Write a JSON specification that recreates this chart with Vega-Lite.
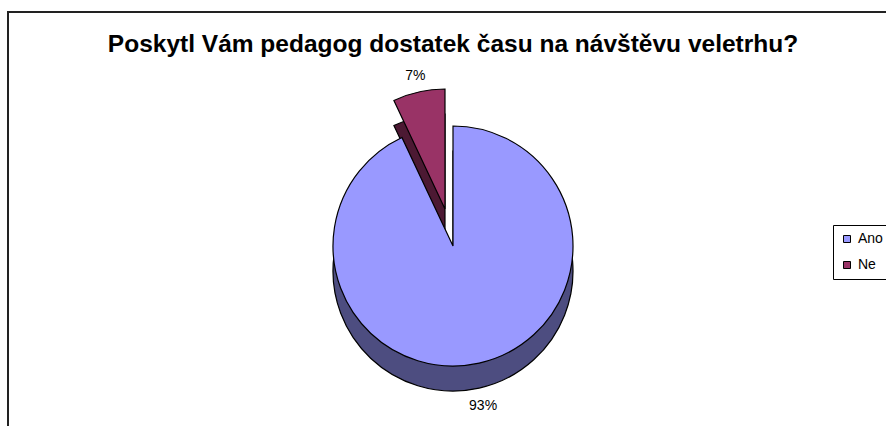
{
  "$schema": "https://vega.github.io/schema/vega-lite/v6.json",
  "width": 890,
  "height": 468,
  "autosize": {"type": "none"},
  "padding": {"left": 8, "top": 12, "right": 0, "bottom": 0},
  "background": "white",
  "view": {"stroke": "#222222", "strokeWidth": 2, "fill": "white"},
  "title": {
    "text": "Poskytl Vám pedagog dostatek času na návštěvu veletrhu?",
    "font": "Liberation Sans",
    "fontSize": 24.5,
    "fontWeight": "bold",
    "color": "black",
    "anchor": "middle",
    "baseline": "alphabetic",
    "offset": -64
  },
  "data": {
    "values": [
      {"category": "Ano", "value": 93, "label": "93%"},
      {"category": "Ne", "value": 7, "label": "7%"}
    ]
  },
  "encoding": {
    "theta": {"field": "value", "type": "quantitative", "stack": true},
    "order": {"field": "category", "type": "nominal", "sort": "ascending"}
  },
  "layer": [
    {
      "mark": {"type": "arc", "outerRadius": 120, "yOffset": 25, "stroke": "black", "strokeWidth": 1.2, "fill": "#4D4D80"},
      "encoding": {
        "opacity": {"condition": {"test": "datum.category == 'Ne'", "value": 0}, "value": 1}
      }
    },
    {
      "mark": {"type": "arc", "outerRadius": 120, "xOffset": -8, "yOffset": -12, "stroke": "black", "strokeWidth": 1.2, "fill": "#4C1933"},
      "encoding": {
        "opacity": {"condition": {"test": "datum.category == 'Ano'", "value": 0}, "value": 1}
      }
    },
    {
      "mark": {"type": "arc", "outerRadius": 120, "stroke": "black", "strokeWidth": 1.2},
      "encoding": {
        "color": {
          "field": "category",
          "type": "nominal",
          "scale": {"domain": ["Ano", "Ne"], "range": ["#9999FF", "#993366"]},
          "legend": {
            "orient": "none",
            "legendX": 825,
            "legendY": 213,
            "title": null,
            "symbolType": "square",
            "symbolSize": 49,
            "symbolStrokeColor": "black",
            "symbolStrokeWidth": 1,
            "symbolOpacity": 1,
            "labelFont": "Liberation Sans",
            "labelFontSize": 14,
            "labelColor": "black",
            "labelOffset": 4,
            "strokeColor": "black",
            "fillColor": "white",
            "padding": 7,
            "rowPadding": 12
          }
        },
        "opacity": {"condition": {"test": "datum.category == 'Ne'", "value": 0}, "value": 1}
      }
    },
    {
      "mark": {"type": "arc", "outerRadius": 120, "xOffset": -8, "yOffset": -37, "stroke": "black", "strokeWidth": 1.2},
      "encoding": {
        "color": {"field": "category", "type": "nominal"},
        "opacity": {"condition": {"test": "datum.category == 'Ano'", "value": 0}, "value": 1}
      }
    },
    {
      "mark": {"type": "text", "radius": 138, "yOffset": 25, "font": "Liberation Sans", "fontSize": 14, "color": "black"},
      "encoding": {
        "text": {"condition": {"test": "datum.category == 'Ano'", "field": "label"}, "value": ""}
      }
    },
    {
      "mark": {"type": "text", "radius": 136, "xOffset": -8, "yOffset": -37, "font": "Liberation Sans", "fontSize": 14, "color": "black"},
      "encoding": {
        "text": {"condition": {"test": "datum.category == 'Ne'", "field": "label"}, "value": ""}
      }
    }
  ]
}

* * * * * * * * *

# Task description:
Go through the listing above and write it all out exactly, leaving out any picture.

# Answer to the exercise:
Write a JSON specification that recreates this chart with Vega-Lite.
{
  "$schema": "https://vega.github.io/schema/vega-lite/v6.json",
  "width": 890,
  "height": 468,
  "autosize": {"type": "none"},
  "padding": {"left": 8, "top": 12, "right": 0, "bottom": 0},
  "background": "white",
  "view": {"stroke": "#222222", "strokeWidth": 2, "fill": "white"},
  "title": {
    "text": "Poskytl Vám pedagog dostatek času na návštěvu veletrhu?",
    "font": "Liberation Sans",
    "fontSize": 24.5,
    "fontWeight": "bold",
    "color": "black",
    "anchor": "middle",
    "baseline": "alphabetic",
    "offset": -64
  },
  "data": {
    "values": [
      {"category": "Ano", "value": 93, "label": "93%"},
      {"category": "Ne", "value": 7, "label": "7%"}
    ]
  },
  "encoding": {
    "theta": {"field": "value", "type": "quantitative", "stack": true},
    "order": {"field": "category", "type": "nominal", "sort": "ascending"}
  },
  "layer": [
    {
      "mark": {"type": "arc", "outerRadius": 120, "yOffset": 25, "stroke": "black", "strokeWidth": 1.2, "fill": "#4D4D80"},
      "encoding": {
        "opacity": {"condition": {"test": "datum.category == 'Ne'", "value": 0}, "value": 1}
      }
    },
    {
      "mark": {"type": "arc", "outerRadius": 120, "xOffset": -8, "yOffset": -12, "stroke": "black", "strokeWidth": 1.2, "fill": "#4C1933"},
      "encoding": {
        "opacity": {"condition": {"test": "datum.category == 'Ano'", "value": 0}, "value": 1}
      }
    },
    {
      "mark": {"type": "arc", "outerRadius": 120, "stroke": "black", "strokeWidth": 1.2},
      "encoding": {
        "color": {
          "field": "category",
          "type": "nominal",
          "scale": {"domain": ["Ano", "Ne"], "range": ["#9999FF", "#993366"]},
          "legend": {
            "orient": "none",
            "legendX": 825,
            "legendY": 213,
            "title": null,
            "symbolType": "square",
            "symbolSize": 49,
            "symbolStrokeColor": "black",
            "symbolStrokeWidth": 1,
            "symbolOpacity": 1,
            "labelFont": "Liberation Sans",
            "labelFontSize": 14,
            "labelColor": "black",
            "labelOffset": 4,
            "strokeColor": "black",
            "fillColor": "white",
            "padding": 7,
            "rowPadding": 12
          }
        },
        "opacity": {"condition": {"test": "datum.category == 'Ne'", "value": 0}, "value": 1}
      }
    },
    {
      "mark": {"type": "arc", "outerRadius": 120, "xOffset": -8, "yOffset": -37, "stroke": "black", "strokeWidth": 1.2},
      "encoding": {
        "color": {"field": "category", "type": "nominal"},
        "opacity": {"condition": {"test": "datum.category == 'Ano'", "value": 0}, "value": 1}
      }
    },
    {
      "mark": {"type": "text", "radius": 138, "yOffset": 25, "font": "Liberation Sans", "fontSize": 14, "color": "black"},
      "encoding": {
        "text": {"condition": {"test": "datum.category == 'Ano'", "field": "label"}, "value": ""}
      }
    },
    {
      "mark": {"type": "text", "radius": 136, "xOffset": -8, "yOffset": -37, "font": "Liberation Sans", "fontSize": 14, "color": "black"},
      "encoding": {
        "text": {"condition": {"test": "datum.category == 'Ne'", "field": "label"}, "value": ""}
      }
    }
  ]
}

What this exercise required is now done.